Posted on: July 23, 2008 4:51 PM
Related Categories: Lambeth Conference 2008, Spouses

Mathilde Nkwirikiye Ntahoturi from Burundi shared the story of her work with orphaned and abandoned babies informally at the Spouses’ Conference.

Mathilde, who is a lawyer and is married to the Archbishop of Burundi, the Most Revd Bernard Ntahoturi, said that her heart was touched by the plight of the many motherless children aged 0-5. Many have been orphaned through HIV/AIDS, while others have been abandoned in tragic circumstances.

Mathilde had become involved through her work as a lawyer trying to trace the families for children displaced as a result of the civil war.

She said that she had been called to this particular field of work through her experience of finding a foster mother for a little girl she called Bela (which means beautiful). When Bela’s foster mother subsequently died from HIV/AIDS Mathilde went on to find adoptive parents for her - because she couldn’t bear Bela to be abandoned yet again.

“My heart was touched,” she said. “I told this to my Bible Study group and we were all in tears. We brought this problem to God in prayer. We felt we needed to do something for these babies.”

Today Mathilde runs the “Arms of Love Baby Home” where abandoned babies can be cared for while foster families are found for them. “I like making this connection between these babies who need loves and the foster mothers who have love to give,” she says.

She also runs the Twizere (‘Let’s Have Hope’) Community Project to resource the grandparents and aunts caring for orphaned children. She points out that the babies of HIV positive mothers are often HIV negative themselves, provided that they are not breastfed. She sees the role of the Church here as vital: “We are the only organisation working with children telling HIV positive mothers not to breastfeed,” she says. She is campaigning for the Burundian government to subsidise milk formula for HIV positive mothers.

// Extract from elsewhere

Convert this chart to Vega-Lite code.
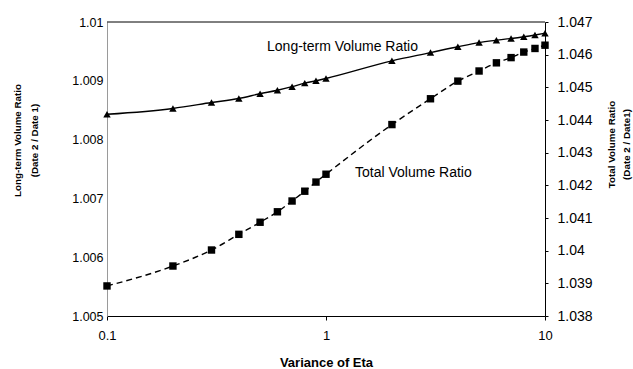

Another project - the Second Chance Class - is about educating young girls and teaching them practical skills so that they feel valued.

Now, whenever Mathilde travels around the diocese with her husband, people bring abandoned babies to her. She has become widely recognised as a woman who knows how to get things done.

“I feel that God is around and in control,” she says, with a broad smile. “We will keep praying for these babies.”